My three children have the same parents; the same opportunities; the same challenges; the same dietary options; and the same DNA.
But they are not the same. Not even close.
As every parent quickly discovers, all children are wired differently. The A-HA moment for us came within an hour of Baby #2’s birth. The nurse brought her to us, wrapped in soft, plush blankets, looking so peaceful and gentle, and said, “Before I hand you this baby, I want to warn you – some baby’s are more difficult than others. You have to adjust. Just be prepared!”
With panic-stricken faces, we thought about her older brother, the shy, quiet child who would visit later in the morning. Then we looked at that baby-bundle and shivered. What had we created? Could they really be that different.
They were, of course. Baby #2 was NOT (unusually) difficult, but she was different than her brother. And later, when Baby #3 showed up, she was completely different from both of the others. (She showed up with a smile on her face, patting everyone on the back, just happy to be here).
I say all of that to say this – those parents who, like me, have several different children, should really take a few minutes to peruse THIS ARTICLE by Dr. Kevin Leman in the latest issue of THRIVING FAMILY MAGAZINE.
The article explores one of Dr. Leman’s favorite topics – birth order – and it includes some helpful tips for parenting kids with different personalities.
His insight into birth order and personality is almost creepy.
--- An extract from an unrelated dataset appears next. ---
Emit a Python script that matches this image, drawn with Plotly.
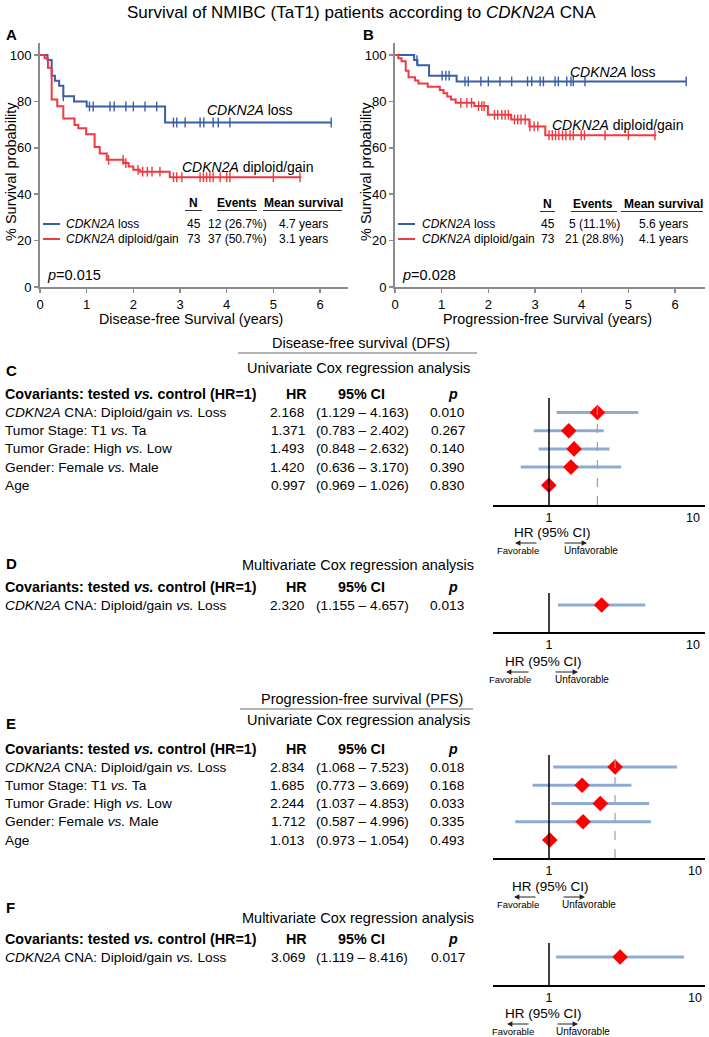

Here is his description of conventional birth-order differences in kids:
- Firstborns and only children: Reliable and conscientious, they tend to be list makers and black-and-white thinkings. They have a keen sense of right and wrong and believe there is a right way to do things. They are natural leaders and achievement-oriented.
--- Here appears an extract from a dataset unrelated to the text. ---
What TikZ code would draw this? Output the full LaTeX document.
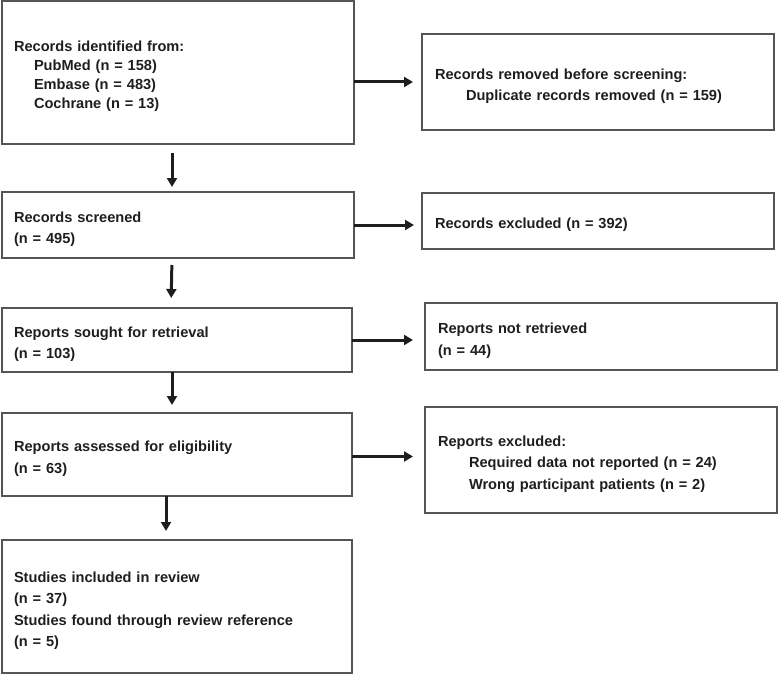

- Middleborns: They’re the hardest to pin down of all the birth orders, but they’ll be the opposite of the child above them in the family. If the firstborn is very conventional, the second will be unconventional. Middle children walk to the beat of a different drummer. They are competitive, loyal, and big on friendships. The middle child of the family is often the negotiator who tried to keep the peace.
- Lastborns: These social, outgoing creatures have never met a stranger. They are uncomplicated, spontaneous, humorous and high on people skills. To them, life’s a party. They’re the child in the family who is most likely to get away with murder and the least likely to be punished. They often retain their pet name.
No kidding – Dr. Leman could have been describing my family. That’s why, for me, perhaps the most helpful part of the article is a section at the end where he lists 8 practical tips for parenting firstborns and only children, and 6 tips each for parenting middle and lastborns.
This is good stuff. It really made a different to me.
What about you? Do your kids follow Dr. Leman’s descriptions?